Google Chrome engineers are making up for Microsoft Internet Explorer's recent gains in hardware-assisted acceleration
Google released Chrome to reignite competitive development of browsers, and now it is playing catch-up on at least one front: hardware-assisted acceleration.
This week, Microsoft will release the first public beta of the IE9 (Internet Explorer version 9) browser. Although Microsoft's new browser features a Chrome-like interface, one of the improvements that Microsoft has touted as putting this release beyond Chrome is IE9's vastly improved performance in rendering graphics, thanks to its offloading some of the work from the CPU to the GPU.

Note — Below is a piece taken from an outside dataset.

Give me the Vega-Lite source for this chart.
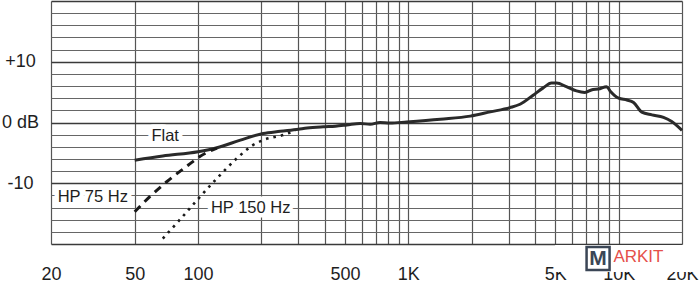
{
  "$schema": "https://vega.github.io/schema/vega-lite/v6.json",
  "width": 631,
  "height": 243,
  "autosize": {"type": "none"},
  "padding": {"left": 51, "top": 1, "right": 18, "bottom": 37},
  "background": "white",
  "config": {"view": {"stroke": null}, "font": "Liberation Sans"},
  "datasets": {
    "curves": [
      {"series": "Flat", "f": 50, "db": -6.2},
      {"series": "Flat", "f": 68, "db": -5.5},
      {"series": "Flat", "f": 100, "db": -4.8},
      {"series": "Flat", "f": 123, "db": -4.15},
      {"series": "Flat", "f": 159, "db": -2.9},
      {"series": "Flat", "f": 204, "db": -1.8},
      {"series": "Flat", "f": 246, "db": -1.45},
      {"series": "Flat", "f": 300, "db": -1.1},
      {"series": "Flat", "f": 330, "db": -0.9},
      {"series": "Flat", "f": 394, "db": -0.7},
      {"series": "Flat", "f": 450, "db": -0.6},
      {"series": "Flat", "f": 510, "db": -0.4},
      {"series": "Flat", "f": 590, "db": -0.15},
      {"series": "Flat", "f": 658, "db": -0.3},
      {"series": "Flat", "f": 733, "db": 0.0},
      {"series": "Flat", "f": 818, "db": -0.1},
      {"series": "Flat", "f": 982, "db": 0.1},
      {"series": "Flat", "f": 1418, "db": 0.55},
      {"series": "Flat", "f": 1970, "db": 1.05},
      {"series": "Flat", "f": 2452, "db": 1.75},
      {"series": "Flat", "f": 3040, "db": 2.45},
      {"series": "Flat", "f": 3396, "db": 3.0},
      {"series": "Flat", "f": 3920, "db": 4.5},
      {"series": "Flat", "f": 4376, "db": 5.7},
      {"series": "Flat", "f": 4792, "db": 6.5},
      {"series": "Flat", "f": 5069, "db": 6.5},
      {"series": "Flat", "f": 5640, "db": 5.9},
      {"series": "Flat", "f": 6300, "db": 5.2},
      {"series": "Flat", "f": 6900, "db": 4.95},
      {"series": "Flat", "f": 7550, "db": 5.45},
      {"series": "Flat", "f": 8000, "db": 5.5},
      {"series": "Flat", "f": 8760, "db": 5.9},
      {"series": "Flat", "f": 9100, "db": 5.2},
      {"series": "Flat", "f": 10000, "db": 4.0},
      {"series": "Flat", "f": 10940, "db": 3.7},
      {"series": "Flat", "f": 11770, "db": 3.3},
      {"series": "Flat", "f": 12880, "db": 1.7},
      {"series": "Flat", "f": 14380, "db": 1.25},
      {"series": "Flat", "f": 16330, "db": 0.85},
      {"series": "Flat", "f": 17870, "db": 0.15},
      {"series": "Flat", "f": 20000, "db": -1.3},
      {"series": "HP 75 Hz", "f": 50, "db": -14.7},
      {"series": "HP 75 Hz", "f": 59, "db": -12.2},
      {"series": "HP 75 Hz", "f": 71, "db": -9.75},
      {"series": "HP 75 Hz", "f": 90, "db": -7.0},
      {"series": "HP 75 Hz", "f": 102, "db": -5.6},
      {"series": "HP 75 Hz", "f": 123, "db": -4.2},
      {"series": "HP 150 Hz", "f": 68, "db": -19.1},
      {"series": "HP 150 Hz", "f": 82, "db": -16.0},
      {"series": "HP 150 Hz", "f": 100, "db": -12.6},
      {"series": "HP 150 Hz", "f": 123, "db": -9.2},
      {"series": "HP 150 Hz", "f": 153, "db": -5.9},
      {"series": "HP 150 Hz", "f": 183, "db": -3.7},
      {"series": "HP 150 Hz", "f": 204, "db": -2.9},
      {"series": "HP 150 Hz", "f": 254, "db": -2.05},
      {"series": "HP 150 Hz", "f": 290, "db": -1.35}
    ],
    "labels": [
      {"text": "Flat", "f": 69.8, "db": -2.3},
      {"text": "HP 75 Hz", "f": 31.6, "db": -12.3},
      {"text": "HP 150 Hz", "f": 178, "db": -14.0}
    ],
    "watermark": [
      {"text": "M", "f": 7980, "db": -22.4},
      {"text": "ARKIT", "f": 9436, "db": -22.2}
    ],
    "wmbox": [
      {"f": 4984, "db": -22.4}
    ]
  },
  "encoding": {
    "x": {
      "field": "f",
      "type": "quantitative",
      "scale": {"type": "log", "domain": [20, 20000], "nice": false},
      "axis": {
        "title": null,
        "zindex": 0,
        "values": [20, 50, 100, 200, 300, 400, 500, 600, 700, 800, 900, 1000, 2000, 3000, 4000, 5000, 6000, 7000, 8000, 9000, 10000, 20000],
        "labelExpr": "datum.value==20?'20':datum.value==50?'50':datum.value==100?'100':datum.value==500?'500':datum.value==1000?'1K':datum.value==5000?'5K':datum.value==10000?'10K':datum.value==20000?'20K':''",
        "grid": true,
        "gridColor": "#555555",
        "gridWidth": 1.2,
        "ticks": false,
        "tickSize": 0,
        "domain": false,
        "labelFontSize": 18,
        "labelColor": "#1e1e1e",
        "labelBaseline": "alphabetic",
        "labelPadding": 35,
        "labelFlush": false,
        "labelOverlap": false,
        "labelBound": false
      }
    },
    "y": {
      "field": "db",
      "type": "quantitative",
      "scale": {"domain": [-20, 20], "nice": false},
      "axis": {
        "title": null,
        "zindex": 0,
        "values": [-20, -18, -16, -14, -12, -10, -8, -6, -4, -2, 0, 2, 4, 6, 8, 10, 12, 14, 16, 18, 20],
        "labelExpr": "datum.value==10?'+10':datum.value==0?'0 dB':datum.value==-10?'-10':''",
        "grid": true,
        "gridColor": {"condition": {"test": "datum.value % 10 === 0", "value": "#3a3a3a"}, "value": "#666666"},
        "gridWidth": {"condition": {"test": "datum.value % 10 === 0", "value": 1.6}, "value": 1.1},
        "ticks": false,
        "tickSize": 0,
        "domain": false,
        "labelFontSize": 18,
        "labelColor": "#1e1e1e",
        "labelAlign": "center",
        "labelBaseline": "middle",
        "labelPadding": 31,
        "labelOverlap": false,
        "labelBound": false
      }
    }
  },
  "layer": [
    {
      "data": {"name": "curves"},
      "transform": [{"filter": "datum.series == 'Flat'"}],
      "mark": {"type": "line", "color": "#2a2a2a", "strokeWidth": 3, "interpolate": "monotone"}
    },
    {
      "data": {"name": "curves"},
      "transform": [{"filter": "datum.series == 'HP 75 Hz'"}],
      "mark": {"type": "line", "color": "#1a1a1a", "strokeWidth": 3, "strokeDash": [8, 6], "interpolate": "monotone"}
    },
    {
      "data": {"name": "curves"},
      "transform": [{"filter": "datum.series == 'HP 150 Hz'"}],
      "mark": {"type": "line", "color": "#1a1a1a", "strokeWidth": 2.6, "strokeDash": [2.6, 5], "interpolate": "monotone"}
    },
    {
      "data": {"name": "labels"},
      "mark": {"type": "text", "fontSize": 16.5, "align": "center", "baseline": "middle", "fill": "white", "stroke": "white", "strokeWidth": 9, "strokeJoin": "round"},
      "encoding": {"text": {"field": "text"}}
    },
    {
      "data": {"name": "labels"},
      "mark": {"type": "text", "fontSize": 16.5, "align": "center", "baseline": "middle", "color": "#1e1e1e"},
      "encoding": {"text": {"field": "text"}}
    },
    {
      "data": {"name": "wmbox"},
      "mark": {"type": "point", "shape": "M0,-1H10.7V1H0Z", "size": 729, "filled": true, "fill": "white", "opacity": 1, "strokeWidth": 0}
    },
    {
      "data": {"name": "watermark"},
      "transform": [{"filter": "datum.text == 'M'"}],
      "mark": {"type": "point", "shape": "square", "size": 529, "filled": false, "stroke": "#3b4656", "strokeWidth": 2.5, "opacity": 1}
    },
    {
      "data": {"name": "watermark"},
      "transform": [{"filter": "datum.text == 'M'"}],
      "mark": {"type": "text", "fontSize": 21, "fontWeight": "bold", "align": "center", "baseline": "middle", "color": "#3b4656"},
      "encoding": {"text": {"field": "text"}}
    },
    {
      "data": {"name": "watermark"},
      "transform": [{"filter": "datum.text == 'ARKIT'"}],
      "mark": {"type": "text", "fontSize": 17, "align": "left", "baseline": "middle", "color": "#e5504a"},
      "encoding": {"text": {"field": "text"}}
    }
  ]
}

"It is something we've been working on for a while too. Our releases show some pretty good progress there," said Google group product manager Brian Rakowski. But he also admits that the current version of Chrome, version 6, "doesn't do very well" when compared against other browsers doing GPU-assisted rendering of Web pages.
"I think we'll be quite competitive with any of the other browsers with our next release, with a month or two," he said. "If you look at Chrome at one of the beta channels, or even the nightly builds, you will see we have made amazing progress in the last couple of weeks," he said.
At the Microsoft TechEd conference last June, Microsoft senior product manager Pete LePage demonstrated how GPU-based assistance could spin a fancy icon on the screen at 60 frames per second (FPS), while the then-current build of Chrome struggled to rotate the icon at 2 FPS. This simple demonstration pointed the way to the richer graphics that will one day be possible through browsers.